(YOUR TASK): Using the entries that follow, collect the lines where the word "diagram" appears.

++++ STORED DATA ++++

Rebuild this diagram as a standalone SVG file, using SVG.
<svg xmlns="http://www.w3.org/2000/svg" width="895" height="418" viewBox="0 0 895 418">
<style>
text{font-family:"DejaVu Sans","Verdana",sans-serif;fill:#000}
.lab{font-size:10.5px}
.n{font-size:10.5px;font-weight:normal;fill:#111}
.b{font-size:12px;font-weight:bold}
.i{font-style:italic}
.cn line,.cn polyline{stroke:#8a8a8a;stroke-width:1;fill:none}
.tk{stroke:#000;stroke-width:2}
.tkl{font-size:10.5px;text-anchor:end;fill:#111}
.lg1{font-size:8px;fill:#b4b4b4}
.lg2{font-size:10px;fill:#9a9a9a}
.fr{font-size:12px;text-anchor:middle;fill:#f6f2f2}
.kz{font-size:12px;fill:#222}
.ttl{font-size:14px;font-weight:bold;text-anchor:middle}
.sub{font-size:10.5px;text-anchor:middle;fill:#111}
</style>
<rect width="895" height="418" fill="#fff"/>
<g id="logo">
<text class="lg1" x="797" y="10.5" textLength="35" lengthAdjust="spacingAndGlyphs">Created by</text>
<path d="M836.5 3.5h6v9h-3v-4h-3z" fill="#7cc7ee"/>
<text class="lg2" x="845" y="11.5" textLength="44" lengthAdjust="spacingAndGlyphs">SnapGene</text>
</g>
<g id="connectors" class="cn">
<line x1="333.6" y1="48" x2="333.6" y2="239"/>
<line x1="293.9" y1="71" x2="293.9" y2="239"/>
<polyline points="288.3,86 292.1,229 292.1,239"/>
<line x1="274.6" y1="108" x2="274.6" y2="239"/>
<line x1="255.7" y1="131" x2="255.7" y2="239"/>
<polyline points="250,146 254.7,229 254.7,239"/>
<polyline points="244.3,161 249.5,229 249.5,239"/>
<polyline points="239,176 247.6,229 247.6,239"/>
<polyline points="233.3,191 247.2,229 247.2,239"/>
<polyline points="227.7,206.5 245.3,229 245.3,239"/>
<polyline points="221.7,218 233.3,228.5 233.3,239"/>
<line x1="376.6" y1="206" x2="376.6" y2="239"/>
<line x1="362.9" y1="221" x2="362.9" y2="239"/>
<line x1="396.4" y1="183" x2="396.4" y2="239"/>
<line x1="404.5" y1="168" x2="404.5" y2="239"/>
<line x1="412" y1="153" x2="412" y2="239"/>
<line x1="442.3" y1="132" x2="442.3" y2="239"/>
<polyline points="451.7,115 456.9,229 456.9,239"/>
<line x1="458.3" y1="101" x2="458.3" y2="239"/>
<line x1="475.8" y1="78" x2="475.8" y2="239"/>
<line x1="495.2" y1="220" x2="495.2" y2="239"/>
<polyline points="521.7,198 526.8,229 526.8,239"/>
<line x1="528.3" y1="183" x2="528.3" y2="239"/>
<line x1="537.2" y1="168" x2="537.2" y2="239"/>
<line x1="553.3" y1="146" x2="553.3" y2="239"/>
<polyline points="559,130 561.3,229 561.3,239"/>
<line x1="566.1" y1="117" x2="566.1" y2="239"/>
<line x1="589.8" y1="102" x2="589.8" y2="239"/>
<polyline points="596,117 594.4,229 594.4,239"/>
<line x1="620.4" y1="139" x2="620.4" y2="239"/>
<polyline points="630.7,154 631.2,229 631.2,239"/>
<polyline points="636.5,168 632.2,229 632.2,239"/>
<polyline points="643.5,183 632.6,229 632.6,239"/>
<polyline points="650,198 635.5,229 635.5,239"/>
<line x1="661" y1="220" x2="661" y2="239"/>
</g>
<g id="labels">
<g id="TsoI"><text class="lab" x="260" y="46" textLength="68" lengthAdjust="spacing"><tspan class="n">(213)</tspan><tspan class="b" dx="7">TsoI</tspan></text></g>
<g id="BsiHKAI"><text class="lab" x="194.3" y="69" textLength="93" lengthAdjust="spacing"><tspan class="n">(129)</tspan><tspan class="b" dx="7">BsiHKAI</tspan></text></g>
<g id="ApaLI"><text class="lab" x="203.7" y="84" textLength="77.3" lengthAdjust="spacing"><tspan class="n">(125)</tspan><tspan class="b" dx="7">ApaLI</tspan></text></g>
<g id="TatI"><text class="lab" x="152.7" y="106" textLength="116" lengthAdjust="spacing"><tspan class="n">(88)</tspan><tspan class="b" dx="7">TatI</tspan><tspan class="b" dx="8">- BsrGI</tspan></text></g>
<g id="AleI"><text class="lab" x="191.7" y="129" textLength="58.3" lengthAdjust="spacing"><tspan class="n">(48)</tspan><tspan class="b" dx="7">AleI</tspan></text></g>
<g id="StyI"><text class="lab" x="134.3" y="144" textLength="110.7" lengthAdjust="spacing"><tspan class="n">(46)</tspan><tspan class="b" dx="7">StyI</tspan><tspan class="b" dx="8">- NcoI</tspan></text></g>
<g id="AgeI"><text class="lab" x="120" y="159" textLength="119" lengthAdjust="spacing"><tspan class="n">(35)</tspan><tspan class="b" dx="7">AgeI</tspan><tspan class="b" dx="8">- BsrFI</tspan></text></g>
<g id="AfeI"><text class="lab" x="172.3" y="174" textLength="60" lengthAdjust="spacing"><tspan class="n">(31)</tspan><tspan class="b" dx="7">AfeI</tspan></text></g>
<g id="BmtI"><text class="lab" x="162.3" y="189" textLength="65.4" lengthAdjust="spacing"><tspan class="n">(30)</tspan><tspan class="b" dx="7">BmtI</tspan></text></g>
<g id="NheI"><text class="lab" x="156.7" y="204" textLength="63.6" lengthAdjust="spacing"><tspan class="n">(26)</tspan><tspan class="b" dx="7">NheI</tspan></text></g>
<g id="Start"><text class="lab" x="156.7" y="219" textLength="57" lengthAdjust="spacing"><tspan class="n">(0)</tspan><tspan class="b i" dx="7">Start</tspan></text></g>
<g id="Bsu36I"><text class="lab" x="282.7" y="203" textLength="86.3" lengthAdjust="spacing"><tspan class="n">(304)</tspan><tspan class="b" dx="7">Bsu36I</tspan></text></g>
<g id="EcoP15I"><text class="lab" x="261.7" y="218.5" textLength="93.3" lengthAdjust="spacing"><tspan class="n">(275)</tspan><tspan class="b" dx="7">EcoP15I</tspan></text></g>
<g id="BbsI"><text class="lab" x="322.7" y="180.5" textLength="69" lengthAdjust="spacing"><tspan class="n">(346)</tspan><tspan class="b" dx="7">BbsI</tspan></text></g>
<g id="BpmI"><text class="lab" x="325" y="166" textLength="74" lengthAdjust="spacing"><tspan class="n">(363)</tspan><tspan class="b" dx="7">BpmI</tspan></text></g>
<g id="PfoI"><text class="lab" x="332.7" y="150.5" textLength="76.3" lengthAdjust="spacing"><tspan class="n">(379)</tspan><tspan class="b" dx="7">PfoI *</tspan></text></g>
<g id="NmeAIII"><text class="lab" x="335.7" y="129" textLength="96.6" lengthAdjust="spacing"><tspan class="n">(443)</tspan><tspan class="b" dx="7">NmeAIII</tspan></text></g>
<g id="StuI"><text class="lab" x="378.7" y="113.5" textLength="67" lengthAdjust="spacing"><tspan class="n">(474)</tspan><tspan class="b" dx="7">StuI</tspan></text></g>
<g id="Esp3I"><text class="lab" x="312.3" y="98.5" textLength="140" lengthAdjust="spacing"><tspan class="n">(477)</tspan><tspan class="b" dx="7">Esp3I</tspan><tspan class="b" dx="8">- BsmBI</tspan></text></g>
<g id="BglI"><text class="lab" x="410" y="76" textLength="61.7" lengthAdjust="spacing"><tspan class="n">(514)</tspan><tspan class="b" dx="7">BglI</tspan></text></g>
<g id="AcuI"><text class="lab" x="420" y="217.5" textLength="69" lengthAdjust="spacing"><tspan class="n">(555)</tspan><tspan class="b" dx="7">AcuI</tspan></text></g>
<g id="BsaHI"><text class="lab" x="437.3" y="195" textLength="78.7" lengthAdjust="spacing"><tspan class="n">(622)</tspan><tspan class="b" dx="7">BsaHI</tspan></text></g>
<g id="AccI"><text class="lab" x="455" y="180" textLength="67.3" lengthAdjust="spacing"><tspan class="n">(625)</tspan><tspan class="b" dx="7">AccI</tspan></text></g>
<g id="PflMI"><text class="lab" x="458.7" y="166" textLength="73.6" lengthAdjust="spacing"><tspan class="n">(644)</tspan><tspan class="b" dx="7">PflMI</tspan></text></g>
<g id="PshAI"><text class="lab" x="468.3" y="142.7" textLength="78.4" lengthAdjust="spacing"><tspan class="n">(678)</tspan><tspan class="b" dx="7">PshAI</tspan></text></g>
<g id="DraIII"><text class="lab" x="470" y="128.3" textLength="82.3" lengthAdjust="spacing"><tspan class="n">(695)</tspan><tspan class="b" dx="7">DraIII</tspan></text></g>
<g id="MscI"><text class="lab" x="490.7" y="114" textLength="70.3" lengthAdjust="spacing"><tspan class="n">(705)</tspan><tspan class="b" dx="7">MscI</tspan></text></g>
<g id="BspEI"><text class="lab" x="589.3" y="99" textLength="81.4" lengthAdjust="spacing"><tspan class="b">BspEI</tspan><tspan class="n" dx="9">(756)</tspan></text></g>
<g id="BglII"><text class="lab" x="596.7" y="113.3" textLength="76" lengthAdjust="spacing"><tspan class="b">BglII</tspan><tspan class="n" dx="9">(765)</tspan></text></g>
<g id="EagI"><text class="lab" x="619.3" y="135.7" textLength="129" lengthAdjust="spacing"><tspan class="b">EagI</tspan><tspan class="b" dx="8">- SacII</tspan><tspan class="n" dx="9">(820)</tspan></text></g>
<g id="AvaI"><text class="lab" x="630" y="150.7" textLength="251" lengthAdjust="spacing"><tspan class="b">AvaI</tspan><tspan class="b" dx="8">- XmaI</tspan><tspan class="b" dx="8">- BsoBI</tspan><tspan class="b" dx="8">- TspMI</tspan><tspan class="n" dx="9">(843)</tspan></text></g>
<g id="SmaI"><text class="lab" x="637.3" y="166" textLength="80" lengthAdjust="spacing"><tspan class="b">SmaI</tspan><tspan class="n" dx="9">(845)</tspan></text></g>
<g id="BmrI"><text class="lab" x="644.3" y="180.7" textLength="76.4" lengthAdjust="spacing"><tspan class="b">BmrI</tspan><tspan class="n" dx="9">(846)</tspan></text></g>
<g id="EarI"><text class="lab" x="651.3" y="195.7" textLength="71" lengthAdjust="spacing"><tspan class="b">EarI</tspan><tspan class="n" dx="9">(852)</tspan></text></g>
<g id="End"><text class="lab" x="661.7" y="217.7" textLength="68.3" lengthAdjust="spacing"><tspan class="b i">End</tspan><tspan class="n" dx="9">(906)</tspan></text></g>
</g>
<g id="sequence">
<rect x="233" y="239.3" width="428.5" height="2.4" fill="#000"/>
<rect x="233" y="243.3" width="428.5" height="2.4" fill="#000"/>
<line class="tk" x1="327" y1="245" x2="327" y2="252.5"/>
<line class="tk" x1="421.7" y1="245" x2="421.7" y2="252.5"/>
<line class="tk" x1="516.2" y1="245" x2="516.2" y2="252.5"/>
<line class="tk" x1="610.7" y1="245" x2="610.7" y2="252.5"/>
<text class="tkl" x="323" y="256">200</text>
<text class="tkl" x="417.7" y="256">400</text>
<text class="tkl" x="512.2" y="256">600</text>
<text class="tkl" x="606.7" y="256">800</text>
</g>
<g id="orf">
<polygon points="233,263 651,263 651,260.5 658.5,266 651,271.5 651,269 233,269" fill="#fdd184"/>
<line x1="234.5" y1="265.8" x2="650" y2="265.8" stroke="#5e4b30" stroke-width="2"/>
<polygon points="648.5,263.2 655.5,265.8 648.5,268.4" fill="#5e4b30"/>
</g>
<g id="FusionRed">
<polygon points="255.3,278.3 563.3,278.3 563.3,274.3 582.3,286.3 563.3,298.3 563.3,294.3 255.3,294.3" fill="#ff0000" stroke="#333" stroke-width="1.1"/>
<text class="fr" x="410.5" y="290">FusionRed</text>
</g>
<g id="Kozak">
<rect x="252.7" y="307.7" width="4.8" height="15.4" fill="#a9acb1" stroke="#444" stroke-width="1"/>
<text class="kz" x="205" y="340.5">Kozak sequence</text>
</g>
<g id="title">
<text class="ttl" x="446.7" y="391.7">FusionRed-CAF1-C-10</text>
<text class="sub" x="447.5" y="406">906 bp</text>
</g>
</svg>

++++
++++ STORED DATA ++++

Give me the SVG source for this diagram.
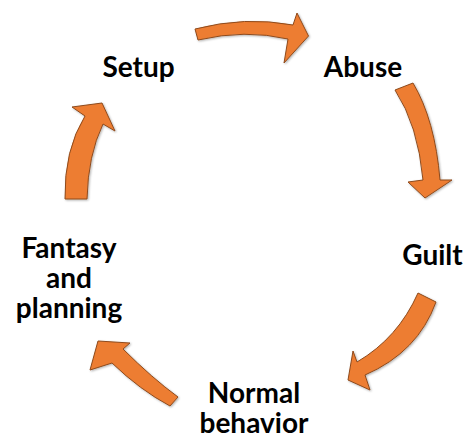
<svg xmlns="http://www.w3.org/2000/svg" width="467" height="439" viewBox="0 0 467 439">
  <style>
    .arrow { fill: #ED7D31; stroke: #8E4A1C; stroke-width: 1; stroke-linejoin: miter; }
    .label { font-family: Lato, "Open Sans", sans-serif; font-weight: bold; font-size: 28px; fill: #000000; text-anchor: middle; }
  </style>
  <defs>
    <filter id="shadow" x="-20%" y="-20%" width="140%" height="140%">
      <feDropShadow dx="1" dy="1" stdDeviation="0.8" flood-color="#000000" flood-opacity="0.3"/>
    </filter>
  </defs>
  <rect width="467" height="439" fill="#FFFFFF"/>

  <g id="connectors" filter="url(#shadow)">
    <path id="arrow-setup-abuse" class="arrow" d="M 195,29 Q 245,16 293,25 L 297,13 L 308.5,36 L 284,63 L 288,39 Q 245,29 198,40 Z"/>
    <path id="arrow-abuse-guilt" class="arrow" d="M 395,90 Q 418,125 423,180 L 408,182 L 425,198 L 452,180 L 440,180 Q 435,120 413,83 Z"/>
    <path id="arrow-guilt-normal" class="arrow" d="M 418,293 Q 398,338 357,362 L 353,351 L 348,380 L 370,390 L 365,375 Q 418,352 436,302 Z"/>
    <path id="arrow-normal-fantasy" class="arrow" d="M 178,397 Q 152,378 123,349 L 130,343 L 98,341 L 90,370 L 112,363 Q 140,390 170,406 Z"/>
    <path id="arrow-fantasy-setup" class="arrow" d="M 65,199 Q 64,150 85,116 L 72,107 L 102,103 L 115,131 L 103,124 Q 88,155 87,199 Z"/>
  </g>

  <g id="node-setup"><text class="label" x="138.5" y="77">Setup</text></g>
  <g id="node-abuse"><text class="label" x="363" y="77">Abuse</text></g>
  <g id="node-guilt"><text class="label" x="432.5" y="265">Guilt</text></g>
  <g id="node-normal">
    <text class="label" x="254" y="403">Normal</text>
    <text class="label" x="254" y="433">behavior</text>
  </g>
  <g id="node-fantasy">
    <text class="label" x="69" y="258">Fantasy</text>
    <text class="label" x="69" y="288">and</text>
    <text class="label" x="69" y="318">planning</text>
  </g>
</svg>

++++

(FULL OUTPUT):
Rebuild this diagram as a standalone SVG file, using SVG.
Give me the SVG source for this diagram.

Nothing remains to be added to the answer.